Nous avons toujours en mémoire, le Général Robert Guéi qui a investi le siège de la commission électorale le 25 octobre 2000 en Côte d’ Ivoire pour ramasser les documents devant servir à calculer les résultats des élections et les membres de la commission électorale, pour se déclarer ensuite vainqueur, après avoir exclu ses opposants potentiels et signé un deal avec Laurent Gbabgo . La suite, on la connaît...

Le Général Eyadema au Togo a pris en otage les élections présidentielles de 1993 et de 1998 pour se faire déclarer vainqueur par son ministre chargé de l’Intérieur en lieu et place des Commissions Electorales Nationales Indépendantes (CENI).

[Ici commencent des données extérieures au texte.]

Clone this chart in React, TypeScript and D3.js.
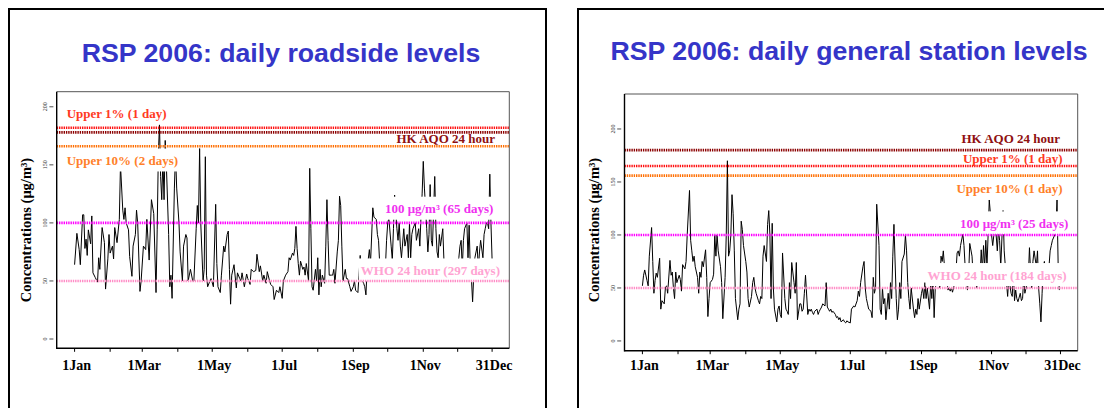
import React, { useEffect, useRef } from "react";
import * as d3 from "d3";

// ---------- DATA ----------
const monthTickDays = [0, 31, 59, 90, 120, 151, 181, 212, 243, 273, 304, 334, 364];
const monthTickLabels = ["1Jan", "", "1Mar", "", "1May", "", "1Jul", "", "1Sep", "", "1Nov", "", "31Dec"];
const yTickValues = [0, 50, 100, 150, 200];

const refKeys = ["upper1", "aqo", "upper10", "level100", "who"];

const roadsideTitle = "RSP 2006: daily roadside levels";
const roadsideRefValues = [182, 178, 166, 100, 50];
const roadsideRefLabels = ["Upper 1% (1 day)", "HK AQO 24 hour", "Upper 10% (2 days)", "100 μg/m³ (65 days)", "WHO 24 hour (297 days)"];

const generalTitle = "RSP 2006: daily general station levels";
const generalRefValues = [165, 180, 156, 100, 50];
const generalRefLabels = ["Upper 1% (1 day)", "HK AQO 24 hour", "Upper 10% (1 day)", "100 μg/m³ (25 days)", "WHO 24 hour (184 days)"];

const roadsideDays = [0,2,4,5,7,8,9,10,11,12,14,15,16,18,20,21,22,24,26,27,29,30,31,33,34,35,37,39,40,42,43,44,45,47,48,50,51,53,54,55,57,58,60,62,63,65,67,69,71,72,73,74,75,76,77,78,79,80,82,83,84,85,87,88,89,91,92,94,95,97,98,99,101,103,104,106,107,108,109,110,112,113,114,115,116,118,119,121,123,124,125,127,128,130,131,133,134,135,136,137,139,141,142,144,145,146,148,150,151,153,154,156,158,159,161,162,164,165,167,168,170,171,173,174,176,178,179,181,
182,184,186,187,188,190,191,192,193,194,195,196,197,199,200,201,202,204,205,206,207,208,210,211,212,213,214,215,216,218,219,220,221,222,224,225,226,227,229,230,231,232,233,234,236,237,238,240,241,243,244,245,247,248,249,250,252,253,254,255,257,258,260,261,263,264,265,266,268,269,271,272,273,274,276,277,278,279,281,282,283,284,285,287,288,290,291,292,293,294,295,297,298,300,301,302,303,304,305,307,308,309,310,311,312,314,315,316,317,318,319,321,322,323,324,325,326,327,329,330,331,332,333,335,336,337,338,339,340,342,343,344,345,346,347,348,349,351,352,353,354,356,357,358,359,360,361,362,363,364];
const roadsideValues = [64,91,77,64,107,107,78,86,72,94,82,106,57,53,49,70,60,96,83,43,69,90,74,80,69,96,83,103,150,111,103,113,100,94,71,54,80,90,111,100,41,50,80,77,103,68,120,108,40,94,158,185,140,120,155,120,171,150,90,45,55,35,130,160,130,100,75,50,80,90,87,50,60,50,50,95,115,100,164,100,50,60,157,55,45,50,52,45,116,65,45,40,55,80,75,90,93,60,30,55,64,44,57,52,50,57,45,56,52,47,60,58,59,73,58,63,50,55,48,58,50,47,45,34,42,40,45,35,
50,55,58,70,68,74,72,78,97,78,65,55,67,60,62,55,65,50,147,95,45,42,60,50,70,38,60,45,55,48,80,120,85,55,55,55,60,48,75,85,123,115,80,50,60,52,52,45,41,45,50,42,40,55,72,52,48,45,38,60,77,65,113,105,103,90,85,65,60,65,62,85,100,104,80,68,95,124,95,85,100,80,70,95,80,90,70,100,70,90,95,100,85,95,80,105,125,153,130,95,75,90,133,85,80,140,95,75,70,90,80,95,68,62,66,58,66,60,65,56,60,55,60,70,80,85,60,85,95,100,70,98,60,52,32,55,70,80,60,75,85,70,90,95,100,100,95,142,100,68];

const generalDays = [0,1,2,4,5,6,8,9,10,11,12,13,15,16,17,19,20,21,22,24,25,26,27,28,29,30,32,33,34,35,37,38,39,41,42,43,44,45,46,48,49,50,51,52,53,55,56,57,58,59,61,62,63,64,65,66,68,69,70,72,73,74,75,76,77,78,79,80,81,83,84,85,86,87,88,90,91,92,93,95,96,97,98,99,101,102,103,104,105,106,108,109,110,111,112,113,114,115,117,118,119,120,121,122,124,125,126,127,128,129,130,132,133,134,135,137,138,139,140,141,142,144,145,146,147,148,149,150,152,153,154,155,156,157,159,160,161,162,163,164,165,166,168,169,170,171,172,173,175,176,177,178,179,181,
182,184,185,187,188,189,190,192,193,194,195,196,197,199,200,201,202,203,204,206,207,208,209,210,211,212,214,215,216,217,218,219,221,222,223,224,225,226,228,229,230,231,232,233,234,236,237,238,239,240,241,243,244,245,246,247,248,250,251,252,253,254,255,257,258,259,260,261,262,263,265,266,267,268,269,270,272,273,274,275,276,277,279,280,281,282,283,284,285,287,288,289,290,291,292,294,295,296,297,298,299,300,301,302,303,304,305,307,308,309,310,311,312,314,315,316,317,318,319,321,322,323,324,325,326,327,329,330,331,332,333,334,336,337,338,339,340,341,343,344,345,346,347,348,349,350,352,353,354,355,356,357,359,360,361,362,363];
const generalValues = [52,62,67,57,52,80,107,75,45,57,64,60,78,30,38,35,50,52,45,76,62,65,50,40,65,55,62,58,47,72,68,75,100,142,95,85,75,80,70,60,45,65,60,75,70,86,60,23,40,55,58,63,100,80,100,85,70,55,21,60,100,170,80,85,100,138,120,85,40,20,30,35,113,105,90,75,65,40,32,42,55,60,50,45,38,35,42,40,80,90,75,110,123,100,40,111,50,30,18,30,33,25,22,83,40,30,28,25,55,40,74,55,45,74,20,35,35,28,30,45,62,25,30,28,30,27,25,28,30,25,28,30,32,35,33,55,32,30,28,30,27,28,25,22,23,20,22,18,20,18,17,19,18,17,
30,33,32,38,47,42,55,70,75,50,40,35,30,28,22,60,45,50,129,90,30,25,50,35,40,20,45,30,55,40,80,110,40,20,30,55,40,75,82,100,85,55,40,30,50,30,22,30,25,40,30,45,50,40,55,40,50,30,55,40,60,22,50,60,55,50,80,75,85,70,60,48,50,47,50,46,55,65,83,85,80,90,101,90,70,60,48,60,92,80,60,55,60,50,55,60,86,65,90,70,95,70,100,133,120,100,90,110,100,85,105,95,70,123,85,70,55,42,60,45,42,65,38,48,40,37,45,38,40,60,45,50,60,88,65,50,75,85,70,85,50,35,18,45,70,75,55,60,70,85,90,95,100,105,133,70,48];

// ---------- STYLE ----------
const refLineColors: Record<string, string> = {
  upper1: "#ff1010",
  aqo: "#8b0000",
  upper10: "#ff6e00",
  level100: "#ff00ff",
  who: "#ff8cc6",
};
const refTextColors: Record<string, string> = {
  upper1: "#ff3a1f",
  aqo: "#8f1010",
  upper10: "#ff7f2a",
  level100: "#f030f0",
  who: "#ffa3d2",
};

type LabelPos = { anchor: "start" | "end"; dx: number; dy: number };

interface PanelCfg {
  frameX: number;
  frameW: number;
  title: string;
  titleX: number;
  titleY: number;
  plot: { left: number; top: number; right: number; bottom: number };
  yDomain: [number, number];
  days: number[];
  values: number[];
  refValues: number[];
  refLabels: string[];
  labelPos: LabelPos[];
}

const xDomain: [number, number] = [-15.6, 379];

const panels: PanelCfg[] = [
  {
    frameX: 9,
    frameW: 537,
    title: roadsideTitle,
    titleX: 281,
    titleY: 62,
    plot: { left: 56.7, top: 91.7, right: 509.3, bottom: 348.3 },
    yDomain: [-8, 213],
    days: roadsideDays,
    values: roadsideValues,
    refValues: roadsideRefValues,
    refLabels: roadsideRefLabels,
    labelPos: [
      { anchor: "start", dx: 10, dy: -9.4 },
      { anchor: "end", dx: -14.3, dy: 11 },
      { anchor: "start", dx: 10, dy: 18.7 },
      { anchor: "end", dx: -16, dy: -9.7 },
      { anchor: "end", dx: -9.3, dy: -6 },
    ],
  },
  {
    frameX: 578,
    frameW: 540,
    title: generalTitle,
    titleX: 849,
    titleY: 59.5,
    plot: { left: 624.5, top: 94, right: 1077.7, bottom: 350.7 },
    yDomain: [-9.2, 233],
    days: generalDays,
    values: generalValues,
    refValues: generalRefValues,
    refLabels: generalRefLabels,
    labelPos: [
      { anchor: "end", dx: -15, dy: -3.2 },
      { anchor: "end", dx: -17.7, dy: -7.3 },
      { anchor: "end", dx: -15, dy: 17.3 },
      { anchor: "end", dx: -9.4, dy: -7.1 },
      { anchor: "end", dx: -11, dy: -8.4 },
    ],
  },
];

const serif = "'Liberation Serif', 'Times New Roman', serif";
const sans = "'Liberation Sans', Arial, sans-serif";

function drawPanel(svg: d3.Selection<SVGSVGElement, unknown, null, undefined>, p: PanelCfg, idx: number) {
  const g = svg.append("g");
  const { plot } = p;

  g.append("rect")
    .attr("x", p.frameX)
    .attr("y", 9)
    .attr("width", p.frameW)
    .attr("height", 430)
    .attr("fill", "white")
    .attr("stroke", "black")
    .attr("stroke-width", 2);

  g.append("text")
    .attr("x", p.titleX)
    .attr("y", p.titleY)
    .attr("text-anchor", "middle")
    .attr("font-family", sans)
    .attr("font-weight", "bold")
    .attr("font-size", 26.7)
    .attr("fill", "#3535c8")
    .text(p.title);

  const x = d3.scaleLinear().domain(xDomain).range([plot.left, plot.right]);
  const y = d3.scaleLinear().domain(p.yDomain).range([plot.bottom, plot.top]);

  const clipId = `clip-${idx}`;
  svg
    .append("defs")
    .append("clipPath")
    .attr("id", clipId)
    .append("rect")
    .attr("x", plot.left)
    .attr("y", plot.top)
    .attr("width", plot.right - plot.left)
    .attr("height", plot.bottom - plot.top);

  const gData = g.append("g").attr("clip-path", `url(#${clipId})`);
  const gRects = g.append("g");
  const gLines = g.append("g").attr("clip-path", `url(#${clipId})`);
  const gTexts = g.append("g");

  const pts = p.days.map((d, i) => [d, p.values[i]] as [number, number]);
  const line = d3
    .line<[number, number]>()
    .x((d) => x(d[0]))
    .y((d) => y(d[1]));
  gData
    .append("path")
    .attr("d", line(pts) || "")
    .attr("fill", "none")
    .attr("stroke", "black")
    .attr("stroke-width", 1)
    .attr("stroke-linejoin", "miter");

  refKeys.forEach((k, i) => {
    const yy = y(p.refValues[i]);
    gLines
      .append("line")
      .attr("x1", plot.left)
      .attr("x2", plot.right)
      .attr("y1", yy)
      .attr("y2", yy)
      .attr("stroke", refLineColors[k])
      .attr("stroke-width", 2.6)
      .attr("stroke-dasharray", "1.4 0.9");

    const lp = p.labelPos[i];
    const tx = lp.anchor === "start" ? plot.left + lp.dx : plot.right + lp.dx;
    const ty = yy + lp.dy;
    const t = gTexts
      .append("text")
      .attr("x", tx)
      .attr("y", ty)
      .attr("text-anchor", lp.anchor)
      .attr("font-family", serif)
      .attr("font-weight", "bold")
      .attr("font-size", 13)
      .attr("fill", refTextColors[k])
      .text(p.refLabels[i]);
    const bb = (t.node() as SVGTextElement).getBBox();
    gRects
      .append("rect")
      .attr("x", bb.x - 2)
      .attr("y", ty - 16.5)
      .attr("width", bb.width + 4)
      .attr("height", 23)
      .attr("fill", "white");
  });

  // frame
  g.append("line").attr("x1", plot.left).attr("x2", plot.right).attr("y1", plot.top).attr("y2", plot.top).attr("stroke", "#555").attr("stroke-width", 1);
  g.append("line").attr("x1", plot.right).attr("x2", plot.right).attr("y1", plot.top).attr("y2", plot.bottom).attr("stroke", "#555").attr("stroke-width", 1);
  g.append("line").attr("x1", plot.left).attr("x2", plot.left).attr("y1", plot.top).attr("y2", plot.bottom + 0.7).attr("stroke", "#000").attr("stroke-width", 1.4);
  g.append("line").attr("x1", plot.left).attr("x2", plot.right).attr("y1", plot.bottom).attr("y2", plot.bottom).attr("stroke", "#000").attr("stroke-width", 1.4);

  // x ticks
  monthTickDays.forEach((d, i) => {
    const xx = x(d);
    g.append("line").attr("x1", xx).attr("x2", xx).attr("y1", plot.bottom).attr("y2", plot.bottom + 3.5).attr("stroke", "#000").attr("stroke-width", 1);
    if (monthTickLabels[i]) {
      g.append("text")
        .attr("x", xx + 2)
        .attr("y", 370)
        .attr("text-anchor", "middle")
        .attr("font-family", serif)
        .attr("font-weight", "bold")
        .attr("font-size", 14)
        .attr("fill", "#000")
        .text(monthTickLabels[i]);
    }
  });

  // y ticks
  yTickValues.forEach((v) => {
    const yy = y(v);
    g.append("line").attr("x1", plot.left - 7.3).attr("x2", plot.left - 3.3).attr("y1", yy).attr("y2", yy).attr("stroke", "#222").attr("stroke-width", 0.8);
    g.append("text")
      .attr("transform", `translate(${plot.left - 10},${yy}) rotate(-90)`)
      .attr("text-anchor", "middle")
      .attr("font-family", serif)
      .attr("font-size", 6)
      .attr("fill", "#333")
      .text(String(v));
  });

  g.append("text")
    .attr("transform", `translate(${plot.left - 26},${230}) rotate(-90)`)
    .attr("text-anchor", "middle")
    .attr("font-family", serif)
    .attr("font-weight", "bold")
    .attr("font-size", 14.5)
    .attr("fill", "#000")
    .text("Concentrations (μg/m³)");
}

export default function App() {
  const ref = useRef<SVGSVGElement>(null);
  useEffect(() => {
    if (!ref.current) return;
    const svg = d3.select(ref.current);
    svg.selectAll("*").remove();
    panels.forEach((p, i) => drawPanel(svg as any, p, i));
  }, []);
  return (
    <svg
      ref={ref}
      width={1104}
      height={408}
      style={{ position: "absolute", left: 0, top: 0, background: "white" }}
    />
  );
}
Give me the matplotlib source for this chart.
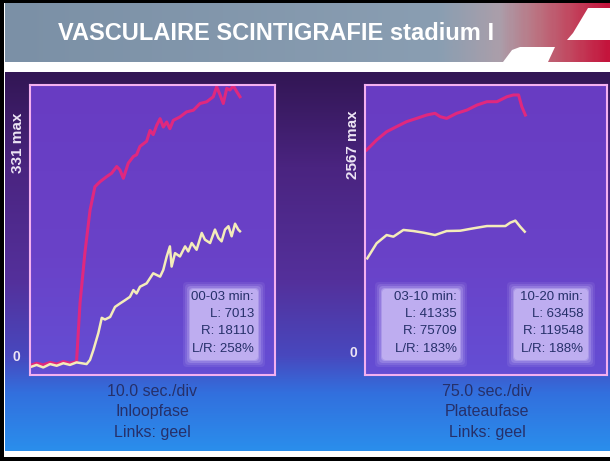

La liste des exemples n’est pas exhaustive.

A quand la fin de toutes ces pratiques antidémocratiques ? Les responsables des partis politiques au pouvoir comme de l’opposition sont interpellés. Aussi, une intensification des actions d’éducation démocratique entreprises par les organisations non gouvernementales (ONG) telles que le C G D, le GERDDES ou toute autre structure, à l’endroit de nos dirigeants et de nos autorités politiques, est souhaitable.

Veuillez recevoir, Messieurs les dirigeants des partis politiques, l’expression de toutes mes préoccupations citoyennes.